The phonology of early 19 th century Tyneside English as revealed in Thomas Wilson's The Pitman's Pay Warren Maguire University of Edinburgh w.maguire@ed.ac.uk
Tyneside Dialect Literature A very large body of poems, songs, short prose texts, etc. from the start of the 19 th century • dozens of different authors, from both WC and MC backgrounds • published as broadsheets, pamphlets, chapbooks, author’s editions, collected editions (e.g. Allan’s Tyneside Songs ), in newspapers, etc. Written mostly or entirely in non-standard orthography to represent many aspects of traditional 19 th century Tyneside dialect There is evidence of orthographic normalisation in the second half of the 19 th century, especially in the collected editions (Brunner 1925, Harker 1972, Shorrocks 1996) and 20 th century Tyneside sources (e.g. Larn Yersel ’ Geordie ) often • includes features which were probably extinct but which have become part of an orthographic tradition
Thomas Wilson Born in 1773, Low Fell, Gateshead to poor parents Worked in the pits from age 8 to 19 as a ‘trapper boy’ and then a hewer Educated in evening classes and became a teacher in 1791-2 In 1798, he became a clerk, ultimately becoming a partner in a counting- house in 1807 Elected as a councillor on Gateshead Town Council in 1835 Retired in 1853, dying in 1858, a respected philanthropist and poet One of the first generation of Tyneside dialect writers (Hermeston 2009), along with John Shield (1768), Thomas Thompson (1773), John Selkirk (1783), William Midford (1788), Robert Emery (1794), and Robert Gilchrist (1797)

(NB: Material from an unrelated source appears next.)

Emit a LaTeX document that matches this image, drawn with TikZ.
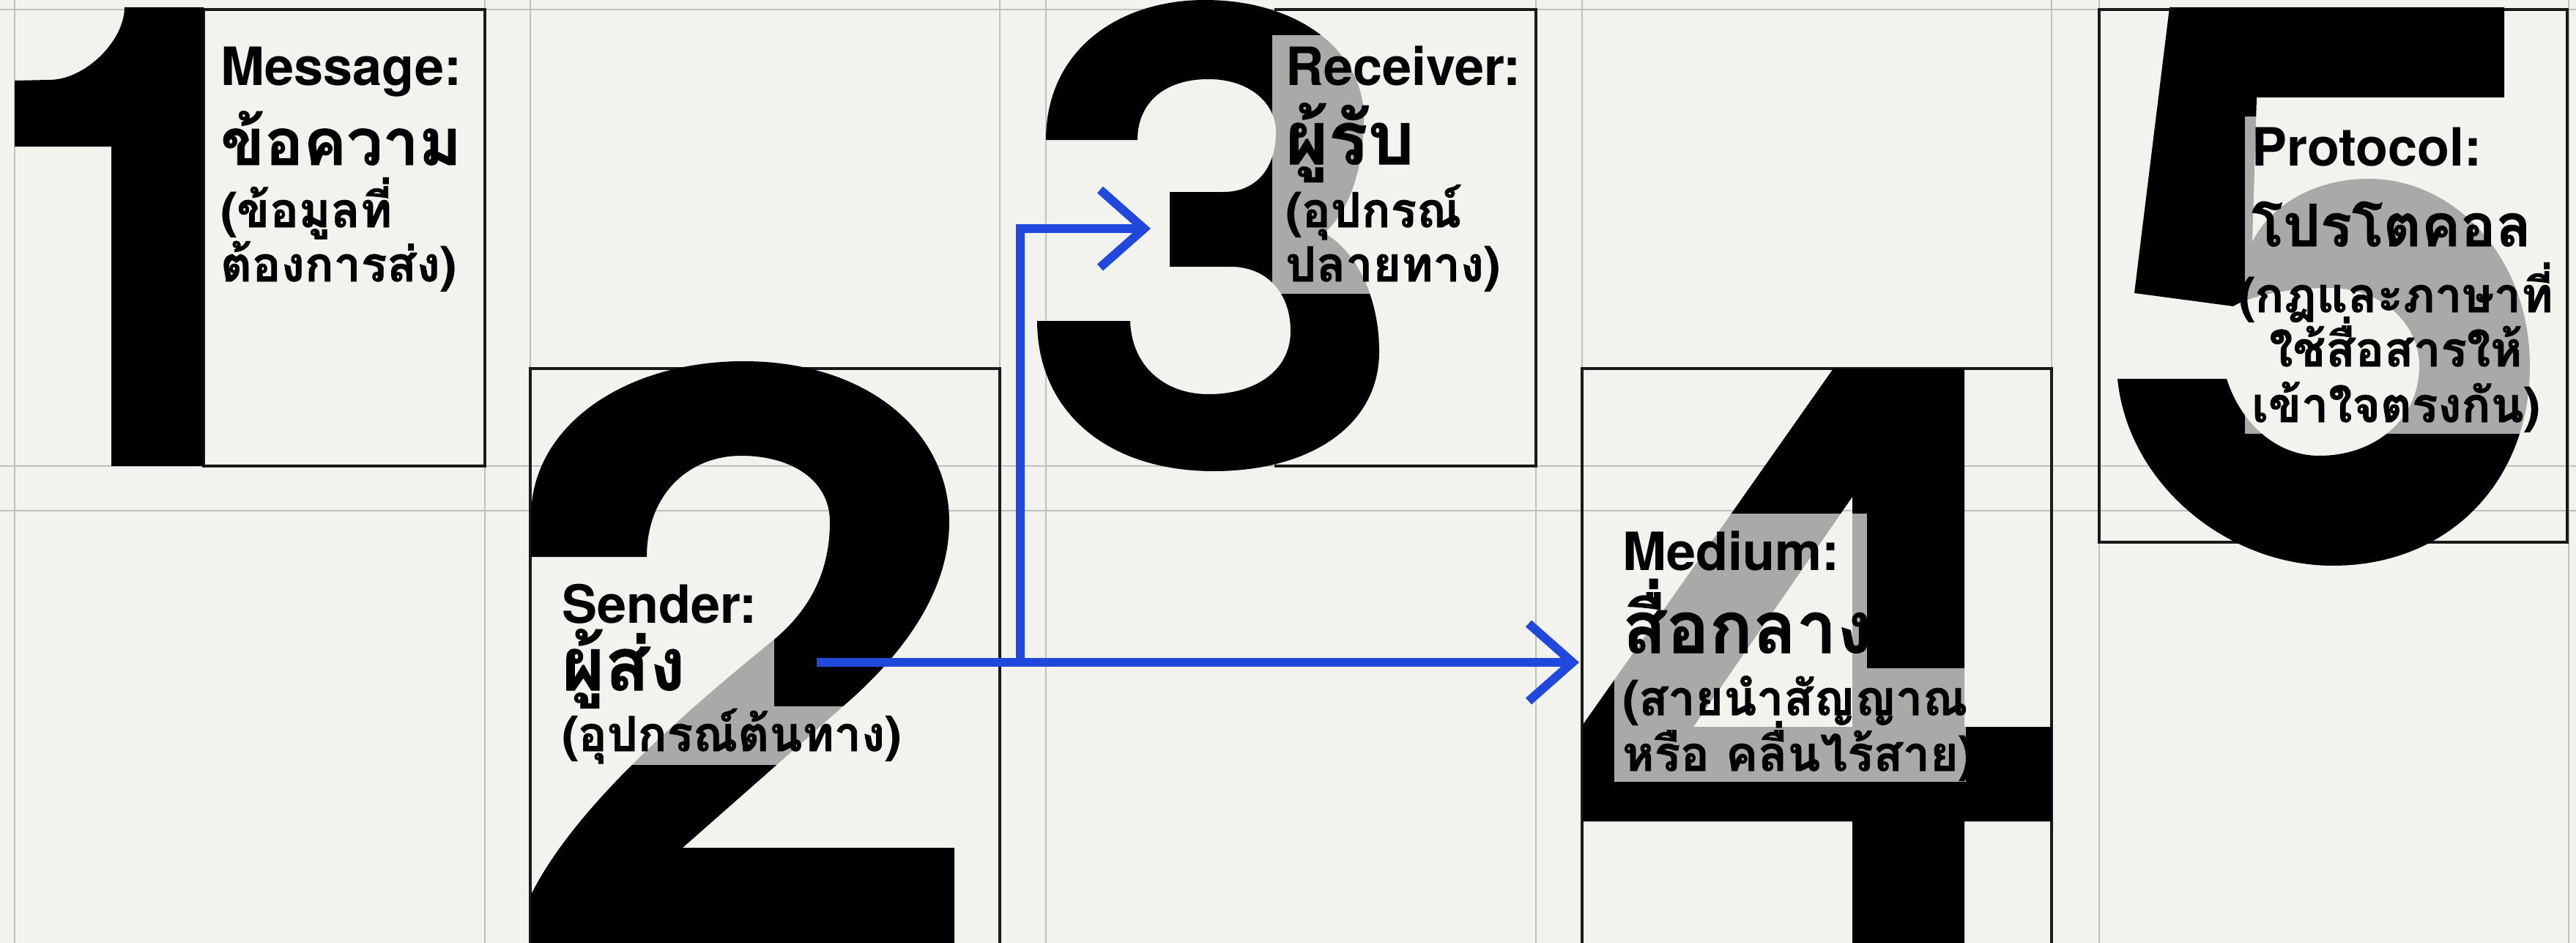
\documentclass[tikz,border=0pt]{standalone}
\usepackage{fontspec}
\usetikzlibrary{arrows.meta}
\newfontfamily\thaifont[Script=Thai,BoldFeatures={FakeBold=1}]{Loma}
\newfontfamily\latfont{TeX Gyre Heros}
\definecolor{bg}{RGB}{242,242,238}
\definecolor{gridc}{RGB}{192,192,190}
\definecolor{boxc}{RGB}{25,25,25}
\definecolor{flowblue}{RGB}{32,72,220}
\tikzset{
 gridline/.style={draw=gridc, line width=2.5pt},
 boxline/.style={draw=boxc, line width=3.5pt},
 glyph/.style={fill=black},
 veil/.style={fill=bg, fill opacity=0.7},
 latin/.style={inner sep=0pt, anchor=base west, font=\latfont\bfseries\fontsize{72}{72}\selectfont},
 thaititle/.style={inner sep=0pt, anchor=base west, font=\thaifont\bfseries\fontsize{#1}{#1}\selectfont},
 thaititle/.default=96,
 thainote/.style={inner sep=0pt, anchor=base west, font=\thaifont\bfseries\fontsize{66}{66}\selectfont},
 flow/.style={draw=flowblue, line width=12pt, -{Straight Barb[length=60pt,width=106pt]}},
}
\begin{document}
\begin{tikzpicture}[x=1pt,y=-1pt]
\useasboundingbox (0,0) rectangle (3517,1287);
\clip (0,0) rectangle (3517,1287);
\fill[bg] (0,0) rectangle (3517,1287);
% grid
\foreach \gx in {20,662,724,1365,1428,2097,2160,2801,2866,3507}
  \draw[gridline] (\gx,0) -- (\gx,1287);
\foreach \gy in {13,636,697}
  \draw[gridline] (0,\gy) -- (3517,\gy);
% boxes
\draw[boxline] (278,13) rectangle (662,636);
\draw[boxline] (724,1300) -- (724,503) -- (1365,503) -- (1365,1300);
\draw[boxline] (1740,13) -- (2097,13) -- (2097,636) -- (1740,636);
\draw[boxline] (2160,1300) -- (2160,503) -- (2801,503) -- (2801,1300);
\draw[boxline] (2866,13) rectangle (3505,740);
% digit 1
\fill[glyph] (20,110) -- (67,109) .. controls (117,109) and (170,55) .. (170,10)
  -- (278,10) -- (278,636) -- (152,636) -- (152,200) -- (20,200) -- cycle;
% digit 2
\fill[glyph] (725,760) -- (725,705) .. controls (725,580) and (855,493) .. (1015,493)
  .. controls (1185,493) and (1296,590) .. (1296,712)
  .. controls (1296,810) and (1230,896) .. (1151,964)
  -- (932,1157) -- (1303,1157) -- (1303,1300) -- (725,1300) -- (725,1221)
  .. controls (785,1101) and (933,974) .. (1053,876)
  .. controls (1110,830) and (1133,775) .. (1133,712)
  .. controls (1133,655) and (1080,622) .. (1012,622)
  .. controls (940,622) and (883,675) .. (883,760) -- cycle;
% digit 3
\fill[glyph] (1428,191) -- (1553,191)
  .. controls (1553,140) and (1590,108) .. (1650,108)
  .. controls (1705,108) and (1742,140) .. (1742,180)
  .. controls (1742,230) and (1715,262) .. (1670,262)
  -- (1597,262) -- (1597,364) -- (1680,364)
  .. controls (1730,364) and (1762,400) .. (1762,452)
  .. controls (1762,505) and (1715,538) .. (1650,538)
  .. controls (1590,538) and (1545,500) .. (1543,438)
  -- (1416,438)
  .. controls (1416,560) and (1510,643) .. (1657,643)
  .. controls (1790,643) and (1883,580) .. (1883,480)
  .. controls (1883,410) and (1855,345) .. (1808,318)
  .. controls (1840,290) and (1862,235) .. (1862,160)
  .. controls (1862,72) and (1775,0) .. (1645,0)
  .. controls (1525,0) and (1428,70) .. (1428,191) -- cycle;
% digit 4
\fill[glyph, even odd rule] (2503,503) -- (2682,503) -- (2682,992) -- (2801,992) -- (2801,1121)
  -- (2682,1121) -- (2682,1300) -- (2529,1300) -- (2529,1121) -- (2161,1121) -- (2161,989) -- cycle
  (2529,678) -- (2529,992) -- (2312,992) -- cycle;
% digit 5
\fill[glyph] (2962,10) -- (3419,10) -- (3419,133) -- (3081,133) -- (3075,330)
  .. controls (3100,280) and (3160,244) .. (3234,244)
  .. controls (3350,244) and (3454,350) .. (3454,500)
  .. controls (3454,655) and (3345,772) .. (3185,772)
  .. controls (3040,772) and (2905,660) .. (2891,517)
  -- (3040,517)
  .. controls (3060,580) and (3110,622) .. (3166,622)
  .. controls (3245,622) and (3303,570) .. (3303,500)
  .. controls (3303,440) and (3250,393) .. (3180,393)
  .. controls (3120,393) and (3070,405) .. (3049,418)
  -- (2914,400) -- cycle;
% veils behind text
\fill[veil] (750,780) rectangle (1057,964);
\fill[veil] (750,964) rectangle (1250,1044);
\fill[veil] (1737,48) rectangle (2090,401);
\fill[veil] (2204,701) rectangle (2549,912);
\fill[veil] (2204,912) rectangle (2684,1067);
\fill[veil] (3065,159) rectangle (3495,592);
% texts
\node[latin] (t1a) at (301,117) {Message:};
\node[thaititle=88] (t1b) at (301,225) {ข้อความ};
\node[thainote] (t1c) at (301,310) {(ข้อมูลที่};
\node[thainote] (t1d) at (301,384) {ต้องการส่ง)};
\node[latin] (t2a) at (767,850) {Sender:};
\node[thaititle=100] (t2b) at (767,942) {ผู้ส่ง};
\node[thainote] (t2c) at (767,1025) {(อุปกรณ์ต้นทาง)};
\node[latin] (t3a) at (1755,117) {Receiver:};
\node[thaititle=100] (t3b) at (1755,224) {ผู้รับ};
\node[thainote] (t3c) at (1755,310) {(อุปกรณ์};
\node[thainote] (t3d) at (1755,384) {ปลายทาง)};
\node[latin] (t4a) at (2215,778) {Medium:};
\node[thaititle=98] (t4b) at (2215,891) {สื่อกลาง};
\node[thainote] (t4c) at (2215,976) {(สายนำสัญญาณ};
\node[thainote] (t4d) at (2215,1052) {หรือ คลื่นไร้สาย)};
\node[latin] (t5a) at (3074,226) {Protocol:};
\node[thaititle=80] (t5b) at (3074,336) {โปรโตคอล};
\node[thainote,anchor=base] (t5c) at (3271,426) {(กฎและภาษาที่};
\node[thainote,anchor=base] (t5d) at (3271,500) {ใช้สื่อสารให้};
\node[thainote,anchor=base] (t5e) at (3271,576) {เข้าใจตรงกัน)};
% flows
\coordinate (src) at (1115,904);
\coordinate (junc) at (1393,904);
\coordinate (medium) at (2156,904);
\coordinate (recv) at (1571,312);
\draw[flow] (src) -- (medium);
\draw[flow] (junc) |- (recv);
\end{tikzpicture}
\end{document}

The Pitman’s Pay First published 1826-1830 (in three parts) Definitive author’s edition (with other poems by Wilson) published in 1843 (and again, with further additions, in 1872) • this is important given the considerable changes made to content and spelling by editors of collected editions of Tyneside poems and songs, such as Allan’s Tyneside Songs TPP is a long poem about the domestic and working life of the pit families of Gateshead, focussing on their lives on ‘pay night’ The poem consists of a narrative frame in Standard English orthography and dialogue (actually lengthy monologues) in dialect orthography One of the earliest substantial pieces of 19 th century Tyneside dialect literature
Thou knaws for weeks aw've gyen away Thou knows for weeks I've gone away At twee o'clock o' Monday mornin', At two o'clock on Monday morning, And niver seen the leet o' day And never seen the light of day Until the Sabbath day's returnin'. Until the Sabbath day's returning. (B.168) For if the human frame te spare For if the human frame to spare Frae toil and pain ayont conceivin', From toil and pain beyond conceiving, Ha'e ought te de wi' gettin' there, Have ought to do with getting there, Aw think he mun gan strite to heeven. I think he must go straight to heaven. (B.176) This myed me maister for mysel', This made me master for myself, Wi' shorter wark and better pays; With shorter work and better pays; And at maw awn hand didn't fyel And at my own hand didn't fail Te suin get bits o' canny claes. To soon get bits of canny clothes. (B.179)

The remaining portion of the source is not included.